Requirements: The data below must be copied in full and without any change.

[begin Data rows]

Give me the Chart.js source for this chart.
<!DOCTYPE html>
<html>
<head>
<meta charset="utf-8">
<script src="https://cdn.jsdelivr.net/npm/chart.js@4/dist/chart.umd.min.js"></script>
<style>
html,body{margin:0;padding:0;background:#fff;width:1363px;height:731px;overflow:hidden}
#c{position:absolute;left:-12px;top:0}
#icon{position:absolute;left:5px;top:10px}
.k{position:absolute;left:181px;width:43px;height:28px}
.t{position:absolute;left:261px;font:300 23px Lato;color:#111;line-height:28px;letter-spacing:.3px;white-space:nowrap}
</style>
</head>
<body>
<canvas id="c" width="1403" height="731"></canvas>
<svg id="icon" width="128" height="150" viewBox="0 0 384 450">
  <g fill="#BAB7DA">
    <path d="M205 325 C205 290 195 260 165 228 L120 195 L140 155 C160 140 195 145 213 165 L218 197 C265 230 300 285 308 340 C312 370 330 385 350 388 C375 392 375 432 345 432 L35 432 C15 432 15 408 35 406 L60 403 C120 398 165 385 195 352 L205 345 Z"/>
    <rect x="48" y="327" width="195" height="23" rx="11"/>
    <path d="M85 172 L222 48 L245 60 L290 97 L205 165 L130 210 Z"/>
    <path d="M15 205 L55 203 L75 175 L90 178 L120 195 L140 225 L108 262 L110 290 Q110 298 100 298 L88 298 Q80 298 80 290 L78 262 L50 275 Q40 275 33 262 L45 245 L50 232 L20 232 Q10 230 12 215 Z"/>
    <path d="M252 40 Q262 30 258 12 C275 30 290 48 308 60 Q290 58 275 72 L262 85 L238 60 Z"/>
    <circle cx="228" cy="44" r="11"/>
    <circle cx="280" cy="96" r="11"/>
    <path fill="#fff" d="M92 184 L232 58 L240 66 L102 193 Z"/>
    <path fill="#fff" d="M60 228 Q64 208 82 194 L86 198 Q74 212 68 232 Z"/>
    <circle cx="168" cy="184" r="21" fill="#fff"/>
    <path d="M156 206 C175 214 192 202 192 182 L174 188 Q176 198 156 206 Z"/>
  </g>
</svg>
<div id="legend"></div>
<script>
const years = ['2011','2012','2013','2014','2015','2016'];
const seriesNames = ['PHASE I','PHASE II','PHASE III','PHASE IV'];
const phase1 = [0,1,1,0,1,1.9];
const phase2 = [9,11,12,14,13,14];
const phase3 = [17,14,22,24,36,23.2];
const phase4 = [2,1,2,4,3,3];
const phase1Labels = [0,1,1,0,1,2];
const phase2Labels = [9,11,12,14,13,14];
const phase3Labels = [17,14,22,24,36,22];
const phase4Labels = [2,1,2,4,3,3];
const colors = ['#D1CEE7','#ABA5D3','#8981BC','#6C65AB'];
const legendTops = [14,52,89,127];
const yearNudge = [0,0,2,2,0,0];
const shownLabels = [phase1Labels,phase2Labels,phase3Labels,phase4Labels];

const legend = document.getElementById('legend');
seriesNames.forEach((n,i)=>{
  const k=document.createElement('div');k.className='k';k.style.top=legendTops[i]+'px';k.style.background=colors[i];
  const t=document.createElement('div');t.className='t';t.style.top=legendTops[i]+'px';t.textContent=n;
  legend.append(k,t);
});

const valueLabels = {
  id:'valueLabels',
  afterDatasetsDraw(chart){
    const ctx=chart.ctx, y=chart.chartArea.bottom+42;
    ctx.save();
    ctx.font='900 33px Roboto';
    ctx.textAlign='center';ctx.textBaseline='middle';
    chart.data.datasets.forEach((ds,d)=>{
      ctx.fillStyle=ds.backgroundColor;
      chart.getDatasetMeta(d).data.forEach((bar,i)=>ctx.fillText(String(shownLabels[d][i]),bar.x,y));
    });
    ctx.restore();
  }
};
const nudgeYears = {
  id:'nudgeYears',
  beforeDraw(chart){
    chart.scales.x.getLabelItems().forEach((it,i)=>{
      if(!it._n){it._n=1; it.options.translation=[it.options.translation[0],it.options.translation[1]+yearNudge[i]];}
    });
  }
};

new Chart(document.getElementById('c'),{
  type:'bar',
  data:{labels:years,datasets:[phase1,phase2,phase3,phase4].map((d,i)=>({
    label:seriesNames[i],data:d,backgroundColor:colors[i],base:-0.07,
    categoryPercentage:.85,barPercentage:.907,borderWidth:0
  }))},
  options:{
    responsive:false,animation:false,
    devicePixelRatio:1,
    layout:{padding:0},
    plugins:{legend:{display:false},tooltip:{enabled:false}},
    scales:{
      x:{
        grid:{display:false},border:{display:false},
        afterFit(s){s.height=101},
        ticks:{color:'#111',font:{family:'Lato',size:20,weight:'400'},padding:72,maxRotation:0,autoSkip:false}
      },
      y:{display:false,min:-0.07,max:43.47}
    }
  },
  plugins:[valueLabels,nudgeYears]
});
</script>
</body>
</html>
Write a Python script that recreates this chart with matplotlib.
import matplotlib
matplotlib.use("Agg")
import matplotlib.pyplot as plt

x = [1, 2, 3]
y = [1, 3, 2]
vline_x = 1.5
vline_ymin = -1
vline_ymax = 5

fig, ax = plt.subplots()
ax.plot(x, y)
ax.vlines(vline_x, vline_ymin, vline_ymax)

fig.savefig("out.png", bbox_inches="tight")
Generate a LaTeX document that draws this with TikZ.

[end Data rows]

Written solution:
Give me the Chart.js source for this chart.
<!DOCTYPE html>
<html>
<head>
<meta charset="utf-8">
<script src="https://cdn.jsdelivr.net/npm/chart.js@4/dist/chart.umd.min.js"></script>
<style>
html,body{margin:0;padding:0;background:#fff;width:1363px;height:731px;overflow:hidden}
#c{position:absolute;left:-12px;top:0}
#icon{position:absolute;left:5px;top:10px}
.k{position:absolute;left:181px;width:43px;height:28px}
.t{position:absolute;left:261px;font:300 23px Lato;color:#111;line-height:28px;letter-spacing:.3px;white-space:nowrap}
</style>
</head>
<body>
<canvas id="c" width="1403" height="731"></canvas>
<svg id="icon" width="128" height="150" viewBox="0 0 384 450">
  <g fill="#BAB7DA">
    <path d="M205 325 C205 290 195 260 165 228 L120 195 L140 155 C160 140 195 145 213 165 L218 197 C265 230 300 285 308 340 C312 370 330 385 350 388 C375 392 375 432 345 432 L35 432 C15 432 15 408 35 406 L60 403 C120 398 165 385 195 352 L205 345 Z"/>
    <rect x="48" y="327" width="195" height="23" rx="11"/>
    <path d="M85 172 L222 48 L245 60 L290 97 L205 165 L130 210 Z"/>
    <path d="M15 205 L55 203 L75 175 L90 178 L120 195 L140 225 L108 262 L110 290 Q110 298 100 298 L88 298 Q80 298 80 290 L78 262 L50 275 Q40 275 33 262 L45 245 L50 232 L20 232 Q10 230 12 215 Z"/>
    <path d="M252 40 Q262 30 258 12 C275 30 290 48 308 60 Q290 58 275 72 L262 85 L238 60 Z"/>
    <circle cx="228" cy="44" r="11"/>
    <circle cx="280" cy="96" r="11"/>
    <path fill="#fff" d="M92 184 L232 58 L240 66 L102 193 Z"/>
    <path fill="#fff" d="M60 228 Q64 208 82 194 L86 198 Q74 212 68 232 Z"/>
    <circle cx="168" cy="184" r="21" fill="#fff"/>
    <path d="M156 206 C175 214 192 202 192 182 L174 188 Q176 198 156 206 Z"/>
  </g>
</svg>
<div id="legend"></div>
<script>
const years = ['2011','2012','2013','2014','2015','2016'];
const seriesNames = ['PHASE I','PHASE II','PHASE III','PHASE IV'];
const phase1 = [0,1,1,0,1,1.9];
const phase2 = [9,11,12,14,13,14];
const phase3 = [17,14,22,24,36,23.2];
const phase4 = [2,1,2,4,3,3];
const phase1Labels = [0,1,1,0,1,2];
const phase2Labels = [9,11,12,14,13,14];
const phase3Labels = [17,14,22,24,36,22];
const phase4Labels = [2,1,2,4,3,3];
const colors = ['#D1CEE7','#ABA5D3','#8981BC','#6C65AB'];
const legendTops = [14,52,89,127];
const yearNudge = [0,0,2,2,0,0];
const shownLabels = [phase1Labels,phase2Labels,phase3Labels,phase4Labels];

const legend = document.getElementById('legend');
seriesNames.forEach((n,i)=>{
  const k=document.createElement('div');k.className='k';k.style.top=legendTops[i]+'px';k.style.background=colors[i];
  const t=document.createElement('div');t.className='t';t.style.top=legendTops[i]+'px';t.textContent=n;
  legend.append(k,t);
});

const valueLabels = {
  id:'valueLabels',
  afterDatasetsDraw(chart){
    const ctx=chart.ctx, y=chart.chartArea.bottom+42;
    ctx.save();
    ctx.font='900 33px Roboto';
    ctx.textAlign='center';ctx.textBaseline='middle';
    chart.data.datasets.forEach((ds,d)=>{
      ctx.fillStyle=ds.backgroundColor;
      chart.getDatasetMeta(d).data.forEach((bar,i)=>ctx.fillText(String(shownLabels[d][i]),bar.x,y));
    });
    ctx.restore();
  }
};
const nudgeYears = {
  id:'nudgeYears',
  beforeDraw(chart){
    chart.scales.x.getLabelItems().forEach((it,i)=>{
      if(!it._n){it._n=1; it.options.translation=[it.options.translation[0],it.options.translation[1]+yearNudge[i]];}
    });
  }
};

new Chart(document.getElementById('c'),{
  type:'bar',
  data:{labels:years,datasets:[phase1,phase2,phase3,phase4].map((d,i)=>({
    label:seriesNames[i],data:d,backgroundColor:colors[i],base:-0.07,
    categoryPercentage:.85,barPercentage:.907,borderWidth:0
  }))},
  options:{
    responsive:false,animation:false,
    devicePixelRatio:1,
    layout:{padding:0},
    plugins:{legend:{display:false},tooltip:{enabled:false}},
    scales:{
      x:{
        grid:{display:false},border:{display:false},
        afterFit(s){s.height=101},
        ticks:{color:'#111',font:{family:'Lato',size:20,weight:'400'},padding:72,maxRotation:0,autoSkip:false}
      },
      y:{display:false,min:-0.07,max:43.47}
    }
  },
  plugins:[valueLabels,nudgeYears]
});
</script>
</body>
</html>
Write a Python script that recreates this chart with matplotlib.
import matplotlib
matplotlib.use("Agg")
import matplotlib.pyplot as plt

x = [1, 2, 3]
y = [1, 3, 2]
vline_x = 1.5
vline_ymin = -1
vline_ymax = 5

fig, ax = plt.subplots()
ax.plot(x, y)
ax.vlines(vline_x, vline_ymin, vline_ymax)

fig.savefig("out.png", bbox_inches="tight")
Generate a LaTeX document that draws this with TikZ.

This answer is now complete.